▸ **TO DO**: Copy out the listing that follows exactly, dropping every picture.

▸ **DATA BLOCK**:
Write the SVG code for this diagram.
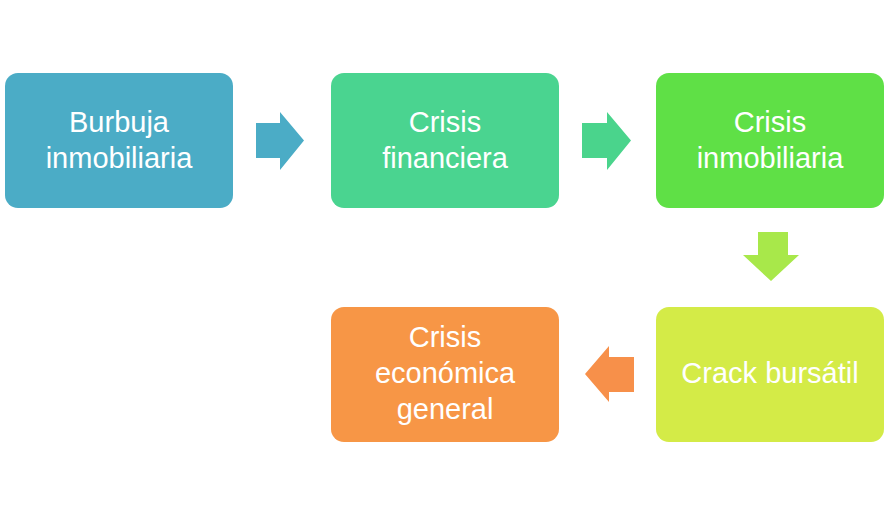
<svg xmlns="http://www.w3.org/2000/svg" width="889" height="515" viewBox="0 0 889 515">
<style>
.box{rx:13px;ry:13px}
text{font-family:"Liberation Sans",Arial,sans-serif;font-size:29px;fill:#ffffff;text-anchor:middle}
</style>
<rect width="889" height="515" fill="#ffffff"/>
<g id="connectors">
<polygon id="a1" points="256,123 280,123 280,112 304,140.5 280,170 280,158 256,158" fill="#4BACC6"/>
<polygon id="a2" points="582,123 607,123 607,112 631,140.5 607,170 607,158 582,158" fill="#4AD48C"/>
<polygon id="a3" points="758,232 788,232 788,255 799,255 771,281 743,255 758,255" fill="#A8E84A"/>
<polygon id="a4" points="634,357 609,357 609,346 585,374 609,402 609,392 634,392" fill="#F7904A"/>
</g>
<g id="n1"><rect class="box" x="5" y="73" width="228" height="135" fill="#4BACC6"/>
<text x="119" y="132">Burbuja</text><text x="119" y="168">inmobiliaria</text></g>
<g id="n2"><rect class="box" x="331" y="73" width="228" height="135" fill="#4AD490"/>
<text x="445" y="132">Crisis</text><text x="445" y="168">financiera</text></g>
<g id="n3"><rect class="box" x="656" y="73" width="228" height="135" fill="#5FE046"/>
<text x="770" y="132">Crisis</text><text x="770" y="168">inmobiliaria</text></g>
<g id="n4"><rect class="box" x="656" y="307" width="228" height="135" fill="#D4EB47"/>
<text x="770" y="383">Crack bursátil</text></g>
<g id="n5"><rect class="box" x="331" y="307" width="228" height="135" fill="#F79646"/>
<text x="445" y="347">Crisis</text><text x="445" y="383">económica</text><text x="445" y="419">general</text></g>
</svg>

▸ **FINAL RESULT**:
Write the SVG code for this diagram.
<svg xmlns="http://www.w3.org/2000/svg" width="889" height="515" viewBox="0 0 889 515">
<style>
.box{rx:13px;ry:13px}
text{font-family:"Liberation Sans",Arial,sans-serif;font-size:29px;fill:#ffffff;text-anchor:middle}
</style>
<rect width="889" height="515" fill="#ffffff"/>
<g id="connectors">
<polygon id="a1" points="256,123 280,123 280,112 304,140.5 280,170 280,158 256,158" fill="#4BACC6"/>
<polygon id="a2" points="582,123 607,123 607,112 631,140.5 607,170 607,158 582,158" fill="#4AD48C"/>
<polygon id="a3" points="758,232 788,232 788,255 799,255 771,281 743,255 758,255" fill="#A8E84A"/>
<polygon id="a4" points="634,357 609,357 609,346 585,374 609,402 609,392 634,392" fill="#F7904A"/>
</g>
<g id="n1"><rect class="box" x="5" y="73" width="228" height="135" fill="#4BACC6"/>
<text x="119" y="132">Burbuja</text><text x="119" y="168">inmobiliaria</text></g>
<g id="n2"><rect class="box" x="331" y="73" width="228" height="135" fill="#4AD490"/>
<text x="445" y="132">Crisis</text><text x="445" y="168">financiera</text></g>
<g id="n3"><rect class="box" x="656" y="73" width="228" height="135" fill="#5FE046"/>
<text x="770" y="132">Crisis</text><text x="770" y="168">inmobiliaria</text></g>
<g id="n4"><rect class="box" x="656" y="307" width="228" height="135" fill="#D4EB47"/>
<text x="770" y="383">Crack bursátil</text></g>
<g id="n5"><rect class="box" x="331" y="307" width="228" height="135" fill="#F79646"/>
<text x="445" y="347">Crisis</text><text x="445" y="383">económica</text><text x="445" y="419">general</text></g>
</svg>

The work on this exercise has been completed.